Won't happen. The question might get asked, but this government hasn't properly answered a question since they got elected. Nothing but Buttes' circular statements, which aren't answers.


----------



## The Bread Guy (30 Aug 2017)

recceguy said:
			
		

> Won't happen. The question might get asked, but this government hasn't properly answered a question since they got elected. Nothing but Buttes' circular statements, which aren't answers.


#DareToDream


----------



## Eye In The Sky (30 Aug 2017)

In minor VA news, a new "highest-ranking CAF Liaison Officer" will be in place shortly as well.  

Article Link

After four years in the top military job in Atlantic Canada, Rear Admiral John Newton is preparing to give up the reins of command on Friday at HMC Dockyard in Halifax to assume a new post.

...

He's moving on to the highest-ranking military job at Veterans Affairs Canada in Charlottetown, where he will work as a liaison officer.
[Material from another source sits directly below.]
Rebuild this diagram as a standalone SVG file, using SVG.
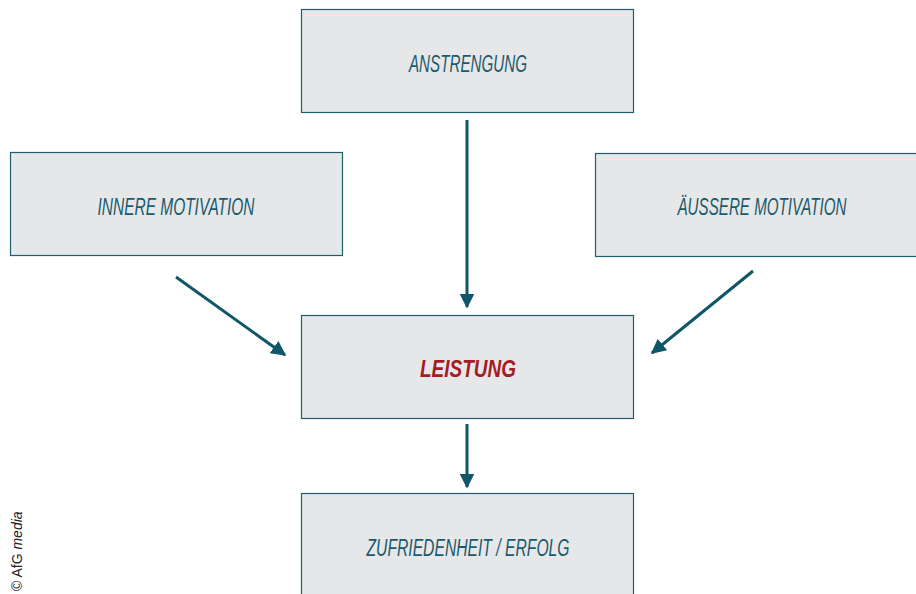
<svg xmlns="http://www.w3.org/2000/svg" width="916" height="594" viewBox="0 0 916 594">
<defs>
<style>
.box{fill:#e6e7e9;stroke:#1f5e70;stroke-width:1.2}
.lbl{font-family:"Liberation Sans",Arial,sans-serif;font-style:italic;font-size:23.5px;fill:#1a5a6c;text-anchor:middle}
.red{fill:#a51c24;font-weight:bold}
.con{stroke:#0f5669;stroke-width:3;fill:none}
.cr{font-family:"Liberation Sans",Arial,sans-serif;font-size:14px;fill:#222}
</style>
<marker id="ah" viewBox="0 0 10 10" refX="9" refY="5" markerWidth="5" markerHeight="5" orient="auto" markerUnits="strokeWidth">
<path d="M0,0 L10,5 L0,10 z" fill="#0f5669"/>
</marker>
</defs>
<rect width="916" height="594" fill="#ffffff"/>
<g id="anstrengung"><rect class="box" x="301.5" y="9.5" width="332" height="103"/><text class="lbl" x="468" y="71.5" textLength="118" lengthAdjust="spacingAndGlyphs">ANSTRENGUNG</text></g>
<g id="innere"><rect class="box" x="10.5" y="152.5" width="332" height="103"/><text class="lbl" x="176" y="214.5" textLength="157" lengthAdjust="spacingAndGlyphs">INNERE MOTIVATION</text></g>
<g id="aeussere"><rect class="box" x="595.5" y="153.5" width="330" height="103"/><text class="lbl" x="762" y="214.5" textLength="169" lengthAdjust="spacingAndGlyphs">ÄUSSERE MOTIVATION</text></g>
<g id="leistung"><rect class="box" x="301.5" y="315.5" width="332" height="103"/><text class="lbl red" x="468" y="377" textLength="96" lengthAdjust="spacingAndGlyphs">LEISTUNG</text></g>
<g id="zufriedenheit"><rect class="box" x="301.5" y="493.5" width="332" height="110"/><text class="lbl" x="468" y="555.5" textLength="203" lengthAdjust="spacingAndGlyphs">ZUFRIEDENHEIT / ERFOLG</text></g>
<g id="connectors">
<line class="con" x1="467" y1="120" x2="467" y2="307" marker-end="url(#ah)"/>
<line class="con" x1="176" y1="277" x2="285" y2="355" marker-end="url(#ah)"/>
<line class="con" x1="753" y1="271" x2="652" y2="353" marker-end="url(#ah)"/>
<line class="con" x1="467" y1="424" x2="467" y2="487" marker-end="url(#ah)"/>
</g>
<text class="cr" transform="translate(22,591) rotate(-90)">© AfG <tspan font-style="italic">media</tspan></text>
</svg>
He says he'll be relying on the listening skills he gained with the troops to help him in Veterans Affairs "to listen with empathy and understanding, to give the benefit of the doubt to people's complex stories," he said.
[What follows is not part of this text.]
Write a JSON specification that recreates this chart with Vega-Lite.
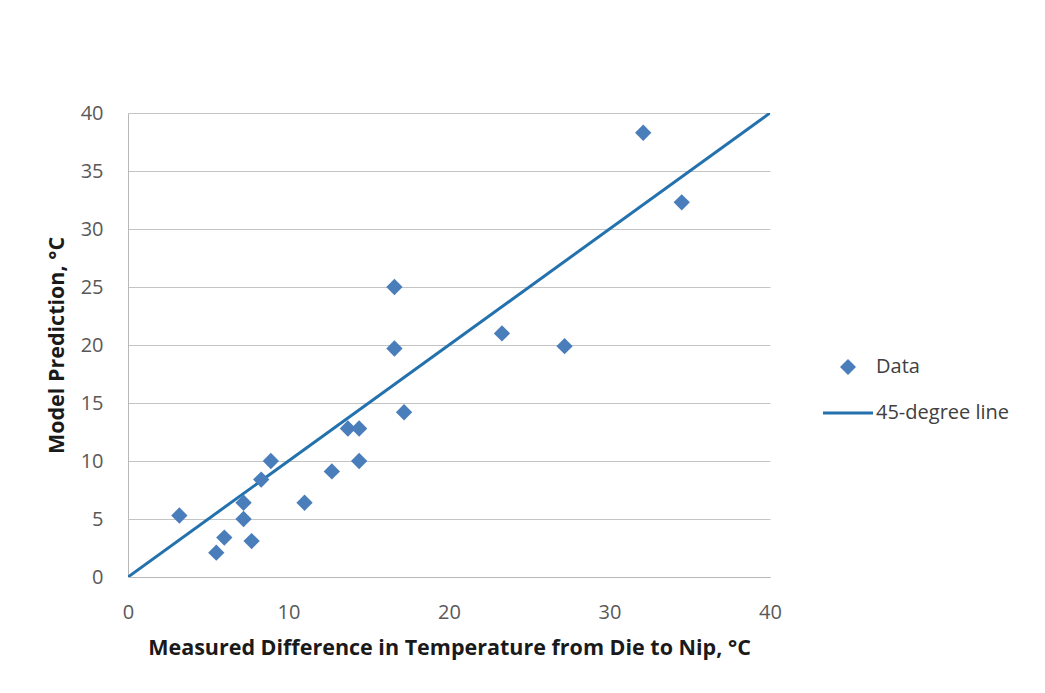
{
  "$schema": "https://vega.github.io/schema/vega-lite/v6.json",
  "width": 642,
  "height": 464,
  "autosize": {"type": "none"},
  "padding": {"left": 128, "top": 113, "right": 275, "bottom": 116},
  "background": "white",
  "config": {
    "view": {"stroke": null},
    "font": "Open Sans",
    "axis": {
      "labelFont": "Open Sans",
      "labelFontSize": 20,
      "labelColor": "#595959",
      "labelFlush": false,
      "titleFont": "Open Sans",
      "titleFontSize": 21.5,
      "titleFontWeight": "bold",
      "titleColor": "#1a1a1a",
      "domainColor": "#b8b8b8",
      "gridColor": "#c4c4c4",
      "ticks": false
    }
  },
  "datasets": {
    "points": [
      {"measured": 3.2, "predicted": 5.3},
      {"measured": 5.5, "predicted": 2.1},
      {"measured": 6.0, "predicted": 3.4},
      {"measured": 7.2, "predicted": 6.4},
      {"measured": 7.2, "predicted": 5.0},
      {"measured": 7.7, "predicted": 3.1},
      {"measured": 8.3, "predicted": 8.4},
      {"measured": 8.9, "predicted": 10.0},
      {"measured": 11.0, "predicted": 6.4},
      {"measured": 12.7, "predicted": 9.1},
      {"measured": 13.7, "predicted": 12.8},
      {"measured": 14.4, "predicted": 12.8},
      {"measured": 14.4, "predicted": 10.0},
      {"measured": 16.6, "predicted": 25.0},
      {"measured": 16.6, "predicted": 19.7},
      {"measured": 17.2, "predicted": 14.2},
      {"measured": 23.3, "predicted": 21.0},
      {"measured": 27.2, "predicted": 19.9},
      {"measured": 32.1, "predicted": 38.3},
      {"measured": 34.5, "predicted": 32.3}
    ],
    "line": [
      {"measured": 0, "predicted": 0},
      {"measured": 40, "predicted": 40}
    ]
  },
  "layer": [
    {
      "data": {"name": "line"},
      "mark": {"type": "line", "color": "#2371ad", "strokeWidth": 3, "clip": true},
      "encoding": {
        "x": {"field": "measured", "type": "quantitative"},
        "y": {"field": "predicted", "type": "quantitative"}
      }
    },
    {
      "data": {"name": "points"},
      "mark": {"type": "point", "filled": true, "opacity": 1, "size": 2600},
      "encoding": {
        "x": {
          "field": "measured",
          "type": "quantitative",
          "scale": {"domain": [0, 40], "nice": false, "zero": false},
          "axis": {
            "values": [0, 10, 20, 30, 40],
            "grid": false,
            "labelPadding": 25,
            "title": "Measured Difference in Temperature from Die to Nip, °C",
            "titlePadding": 15
          }
        },
        "y": {
          "field": "predicted",
          "type": "quantitative",
          "scale": {"domain": [0, 40], "nice": false, "zero": false},
          "axis": {
            "values": [0, 5, 10, 15, 20, 25, 30, 35, 40],
            "grid": true,
            "labelPadding": 25,
            "title": "Model Prediction, °C",
            "titlePadding": 12
          }
        },
        "color": {
          "datum": "Data",
          "type": "nominal",
          "scale": {"domain": ["Data", "45-degree line"], "range": ["#4a7ebb", "#2371ad"]},
          "legend": {
            "title": null,
            "orient": "none",
            "legendX": 695,
            "legendY": 229,
            "padding": 0,
            "symbolSize": 2500,
            "labelFontSize": 20,
            "labelFont": "Open Sans",
            "labelColor": "#404040",
            "labelOffset": 3,
            "rowPadding": 11,
            "symbolStrokeWidth": 0
          }
        },
        "shape": {
          "datum": "Data",
          "type": "nominal",
          "scale": {
            "domain": ["Data", "45-degree line"],
            "range": ["M0,-0.32L0.32,0L0,0.32L-0.32,0Z", "M-1,-0.06H1V0.06H-1Z"]
          },
          "legend": {
            "title": null,
            "orient": "none",
            "legendX": 695,
            "legendY": 229,
            "padding": 0,
            "symbolSize": 2500,
            "labelFontSize": 20,
            "labelFont": "Open Sans",
            "labelColor": "#404040",
            "labelOffset": 3,
            "rowPadding": 11,
            "symbolStrokeWidth": 0
          }
        }
      }
    }
  ]
}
His job will involve understanding which cases are unique, and which are systemic, and working between the two departments to "create better bridging."


----------



## Gunner98 (31 Aug 2017)

Maybe Rear Admiral Newton can the ask Deputy Minister of Veterans Affairs, a former CDS (http://www.veterans.gc.ca/eng/about-us/department-officials/deputy-minister) why it is taking so long sort things out?  General (Retd) Walt has been there since Nov 2014 and it would seem that changing the Minister frequently has not begun improve things!


----------



## jollyjacktar (31 Aug 2017)

:goodpost:


----------



## Bird_Gunner45 (31 Aug 2017)

recceguy said:
			
		

> Won't happen. The question might get asked, but this government hasn't properly answered a question since they got elected. Nothing but Buttes' circular statements, which aren't answers.



Weird... I can't remember a single time that Gerald Butts made a statement on veterans affairs.
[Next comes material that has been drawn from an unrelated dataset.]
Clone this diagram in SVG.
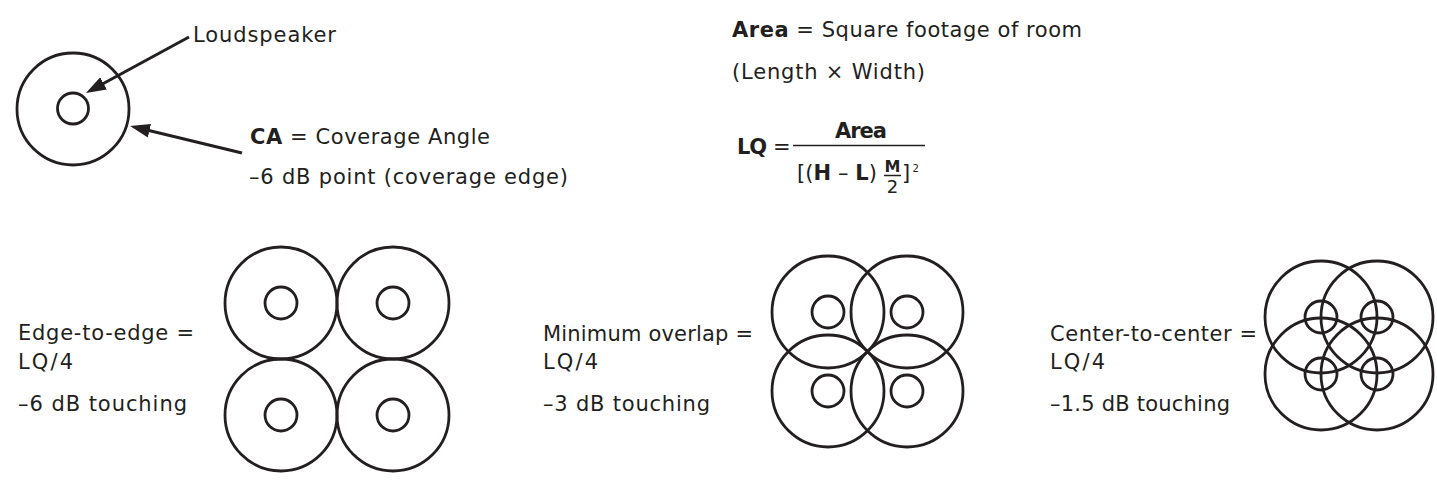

It's a shame the conservatives weren't still in... they were doing a bang up job of veterans affairs. Basically fixed it all, if only they had 1 more mandate  :sarcasm:

The point- making statements like this are counterproductive. Team blue and team red have both been terrible on the veteran file. It'd be disingenuous to claim that either side was really working for the vets.


----------



## Lumber (31 Aug 2017)

Simian Turner said:
			
		

> Maybe Rear Admiral Newton can the ask Deputy Minister of Veterans Affairs, a former CDS (http://www.veterans.gc.ca/eng/about-us/department-officials/deputy-minister) why it is taking so long sort things out?  General (Retd) Walt has been there since Nov 2014 and it would seem that changing the Minister frequently has not begun improve things!





			
				jollyjacktar said:
			
		

> :goodpost:



I understand that this is simply how parliamentary bureaucracy's work, but it's still mind blowing when you look at the difference in qualification between the Minister and the "Deputy" Minister. Again, I know it's supposed to work that way, it's just counter intuitive.


----------



## Fishbone Jones (1 Sep 2017)

Bird_Gunner45 said:
			
		

> Weird... I can't remember a single time that Gerald Butts made a statement on veterans affairs.
> 
> It's a shame the conservatives weren't still in... they were doing a bang up job of veterans affairs. Basically fixed it all, if only they had 1 more mandate  :sarcasm:
> 
> The point- making statements like this are counterproductive. Team blue and team red have both been terrible on the veteran file. It'd be disingenuous to claim that either side was really working for the vets.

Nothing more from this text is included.